__DIRECTIONS FOR THIS TASK__. Quote word for word the lines below, beginning with the first and ending with the one that has "['#00B050', '#FFFF00', '#FFC000', '#E46C0A', '#FF0000'];". Drop the pictures.

** Start **

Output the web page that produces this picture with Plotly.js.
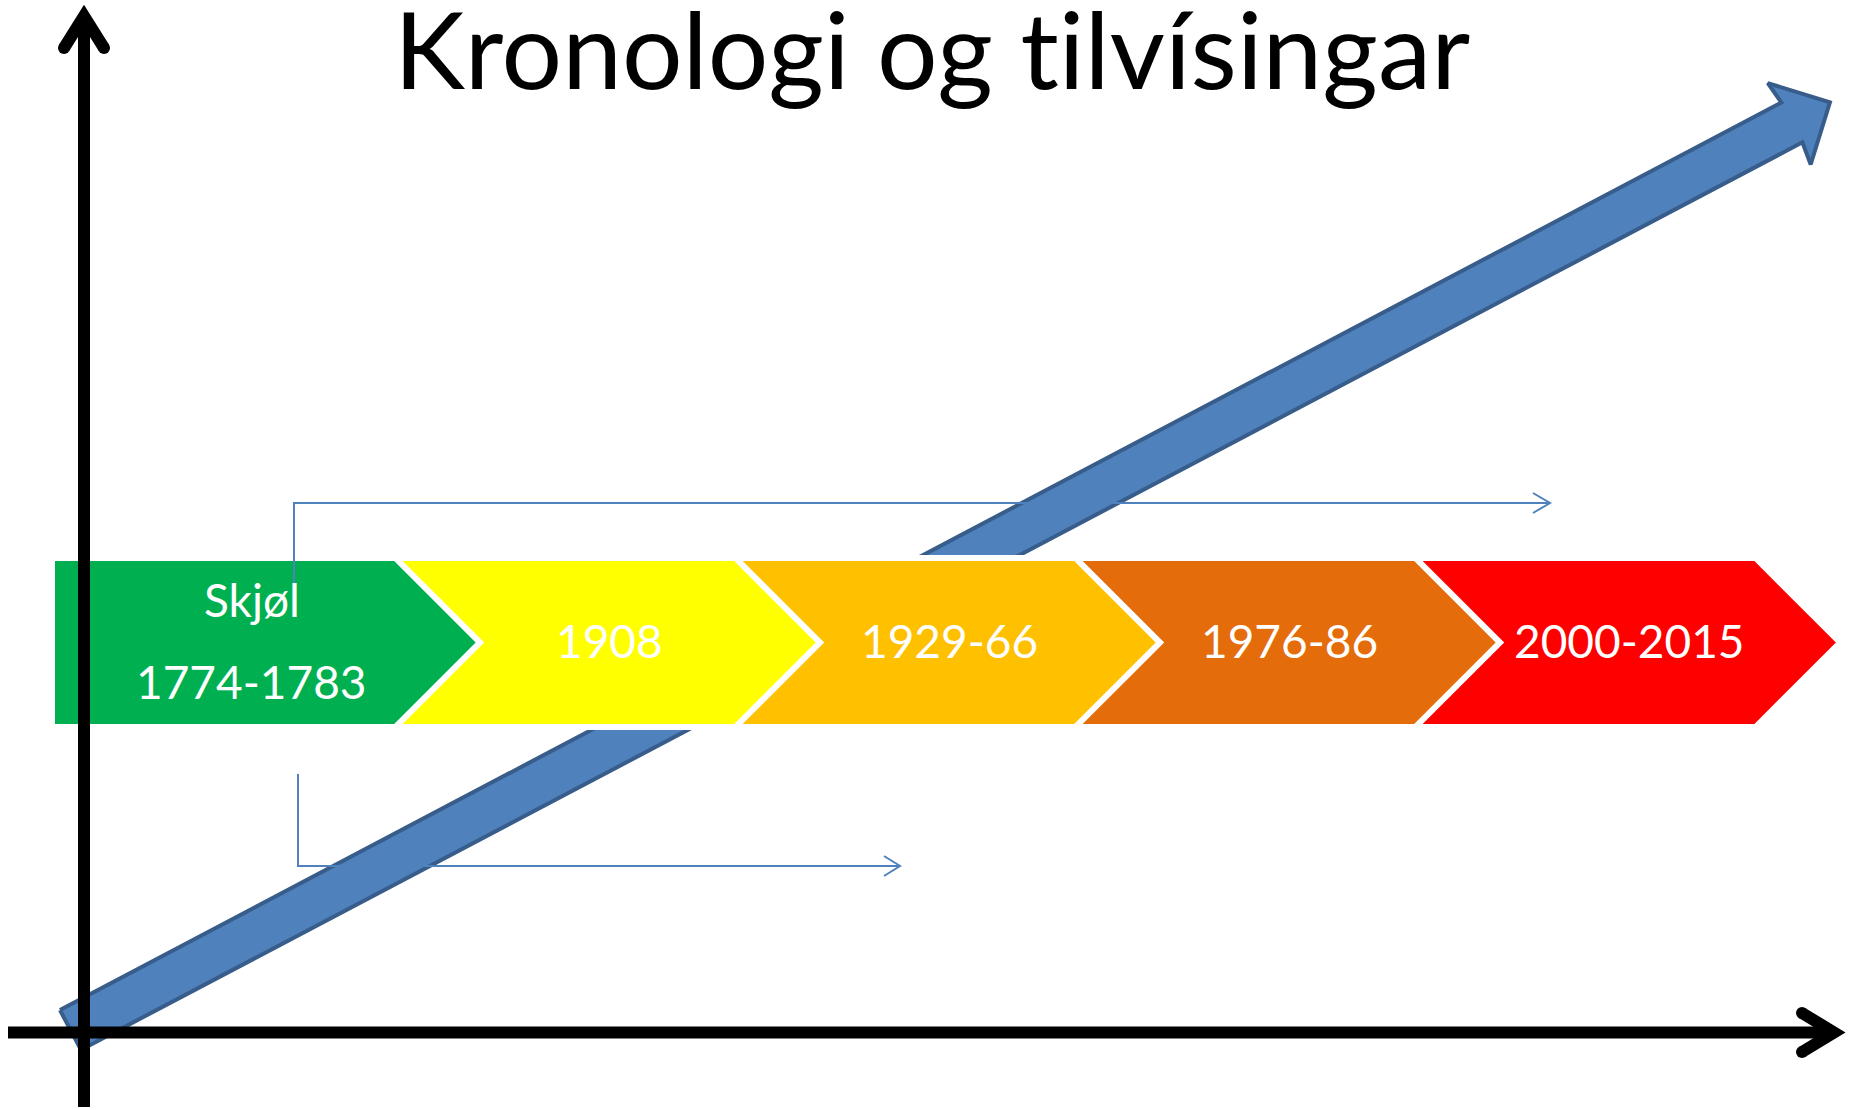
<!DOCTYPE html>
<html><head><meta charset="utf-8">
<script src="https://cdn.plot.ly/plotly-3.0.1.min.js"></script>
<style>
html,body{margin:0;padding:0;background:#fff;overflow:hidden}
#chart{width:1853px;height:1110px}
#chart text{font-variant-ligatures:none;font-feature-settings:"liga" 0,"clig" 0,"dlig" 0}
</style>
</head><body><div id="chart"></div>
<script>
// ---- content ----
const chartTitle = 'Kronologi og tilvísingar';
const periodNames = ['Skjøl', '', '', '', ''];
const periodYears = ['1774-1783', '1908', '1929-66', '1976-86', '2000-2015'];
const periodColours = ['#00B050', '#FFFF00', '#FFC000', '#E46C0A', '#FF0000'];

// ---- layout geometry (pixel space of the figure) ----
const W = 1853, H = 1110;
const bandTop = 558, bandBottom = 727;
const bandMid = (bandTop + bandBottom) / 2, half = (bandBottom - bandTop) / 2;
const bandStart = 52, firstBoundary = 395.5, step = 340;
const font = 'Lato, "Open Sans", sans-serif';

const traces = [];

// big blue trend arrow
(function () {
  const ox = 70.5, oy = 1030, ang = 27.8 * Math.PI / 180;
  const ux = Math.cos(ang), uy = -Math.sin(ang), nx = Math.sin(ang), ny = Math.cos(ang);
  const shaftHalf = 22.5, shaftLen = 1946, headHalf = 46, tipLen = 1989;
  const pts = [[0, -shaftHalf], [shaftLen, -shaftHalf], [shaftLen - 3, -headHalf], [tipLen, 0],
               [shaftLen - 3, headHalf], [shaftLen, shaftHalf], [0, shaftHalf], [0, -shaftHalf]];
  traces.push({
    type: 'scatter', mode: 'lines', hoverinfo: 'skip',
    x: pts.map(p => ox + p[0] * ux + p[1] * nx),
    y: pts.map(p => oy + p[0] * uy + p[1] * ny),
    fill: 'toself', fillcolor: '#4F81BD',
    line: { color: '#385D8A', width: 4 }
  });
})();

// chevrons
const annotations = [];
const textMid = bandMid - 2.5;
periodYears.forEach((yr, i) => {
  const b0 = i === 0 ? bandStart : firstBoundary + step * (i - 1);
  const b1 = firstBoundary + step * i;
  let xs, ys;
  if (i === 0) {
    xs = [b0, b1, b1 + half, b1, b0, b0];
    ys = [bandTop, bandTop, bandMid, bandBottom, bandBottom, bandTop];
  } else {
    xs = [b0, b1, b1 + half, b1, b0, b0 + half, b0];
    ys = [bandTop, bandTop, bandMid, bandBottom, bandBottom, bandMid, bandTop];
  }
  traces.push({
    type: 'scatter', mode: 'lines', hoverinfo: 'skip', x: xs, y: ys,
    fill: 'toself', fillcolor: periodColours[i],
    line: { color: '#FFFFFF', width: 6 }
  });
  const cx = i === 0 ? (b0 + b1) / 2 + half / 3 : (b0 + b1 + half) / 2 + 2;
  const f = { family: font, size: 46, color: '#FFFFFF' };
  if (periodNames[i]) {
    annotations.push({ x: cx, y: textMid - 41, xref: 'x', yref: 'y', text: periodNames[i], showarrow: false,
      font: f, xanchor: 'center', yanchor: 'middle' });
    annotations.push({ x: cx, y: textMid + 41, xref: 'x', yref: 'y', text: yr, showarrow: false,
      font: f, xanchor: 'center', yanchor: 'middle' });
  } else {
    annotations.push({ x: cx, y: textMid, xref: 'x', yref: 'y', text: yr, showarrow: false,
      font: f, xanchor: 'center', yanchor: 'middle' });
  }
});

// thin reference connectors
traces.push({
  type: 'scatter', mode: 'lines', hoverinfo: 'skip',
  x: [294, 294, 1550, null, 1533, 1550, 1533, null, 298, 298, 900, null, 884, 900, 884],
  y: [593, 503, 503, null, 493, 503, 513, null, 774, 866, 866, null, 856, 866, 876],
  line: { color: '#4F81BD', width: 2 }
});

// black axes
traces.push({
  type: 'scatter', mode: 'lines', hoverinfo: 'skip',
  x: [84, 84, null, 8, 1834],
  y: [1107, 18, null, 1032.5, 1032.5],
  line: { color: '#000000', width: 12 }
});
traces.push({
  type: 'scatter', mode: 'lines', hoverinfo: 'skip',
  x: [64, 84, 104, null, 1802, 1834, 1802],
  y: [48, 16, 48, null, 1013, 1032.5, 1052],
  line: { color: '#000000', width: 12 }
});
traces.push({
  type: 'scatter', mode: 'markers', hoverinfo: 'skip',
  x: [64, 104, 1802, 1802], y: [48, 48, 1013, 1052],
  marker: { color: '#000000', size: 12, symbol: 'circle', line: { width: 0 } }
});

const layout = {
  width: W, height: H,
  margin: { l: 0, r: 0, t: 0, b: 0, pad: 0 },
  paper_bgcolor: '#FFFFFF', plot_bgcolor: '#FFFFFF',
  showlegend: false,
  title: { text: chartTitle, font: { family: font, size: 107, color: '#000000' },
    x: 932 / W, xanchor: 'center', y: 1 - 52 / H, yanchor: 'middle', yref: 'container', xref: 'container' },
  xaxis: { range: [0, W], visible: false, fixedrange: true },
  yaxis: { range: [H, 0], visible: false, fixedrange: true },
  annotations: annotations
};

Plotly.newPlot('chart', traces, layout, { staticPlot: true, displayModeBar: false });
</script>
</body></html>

** End **

__REPLY__.
Output the web page that produces this picture with Plotly.js.
<!DOCTYPE html>
<html><head><meta charset="utf-8">
<script src="https://cdn.plot.ly/plotly-3.0.1.min.js"></script>
<style>
html,body{margin:0;padding:0;background:#fff;overflow:hidden}
#chart{width:1853px;height:1110px}
#chart text{font-variant-ligatures:none;font-feature-settings:"liga" 0,"clig" 0,"dlig" 0}
</style>
</head><body><div id="chart"></div>
<script>
// ---- content ----
const chartTitle = 'Kronologi og tilvísingar';
const periodNames = ['Skjøl', '', '', '', ''];
const periodYears = ['1774-1783', '1908', '1929-66', '1976-86', '2000-2015'];
const periodColours = ['#00B050', '#FFFF00', '#FFC000', '#E46C0A', '#FF0000'];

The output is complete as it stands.